Before a parent decides to teach their youngster about firearms, they should ask themselves several questions.
Click to download – Parent’s Q&A Checklist for Teaching Children About Firearms
At what age did you learn to shoot? I learned to shoot at five-years-old. Is this an appropriate age? You know your children’s capabilities and maturity better than anyone else. Do you think they’re old enough to begin handling a firearm?
I learned to shoot at the age of five because my dad was preparing to teach my older brother how to hunt. Was I of age to go hunting? According to the law in our state, I wasn’t old enough to hunt. However, the shooting lesson wasn’t about tagging animals; it was about safety.
My father wanted to make sure his family was safe. He knew I’d see my brother with a gun, and he had to eliminate my lack of knowledge to get a jump on any curiosity I might garner.
How mature is your child?
Is your child attentive?
Does your child follow the rules?
Does your child show signs of respect?
When you're deciding what your child should learn about firearms, consider these questions, but that's not all.
You have guns in the house. Are they locked up? If you need trigger locks or other means of safely storing your firearms, you can look to NSSF’s Project Childsafe for help.
Never rely on a hiding spot for your gun. What game did you learn to play when you were a youngster? Yep. Hide and Seek. Do you think your children aren’t going to be good at this game? Don’t chance it — lock up your guns.
Have you ever thought about what your child will do if they’re at a friend’s house and they come across a gun? A great place to start teaching a youngster about guns is with NRA’s Eddie Eagle GunSafe.
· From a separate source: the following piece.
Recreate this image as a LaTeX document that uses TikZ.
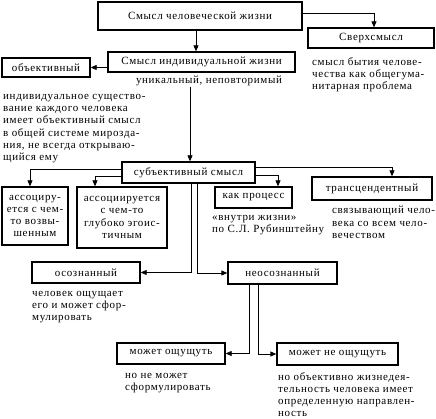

Begin teaching your children gun safety long before you give them the hands-on experience. Ultimately, the choice is yours. It’s up to you. As I said, you know your children better than anyone else, and you should be able to decide. And, just as with a treat at the store, it is okay to say, “No.” If they’re not ready, they’re not ready.
Teaching your children is a bonding experience and one that is empowering to them. Once you've made up your mind to take them to the range to watch your live-fire, or to get behind the trigger, always remember to get equipment that fits and focus on safety.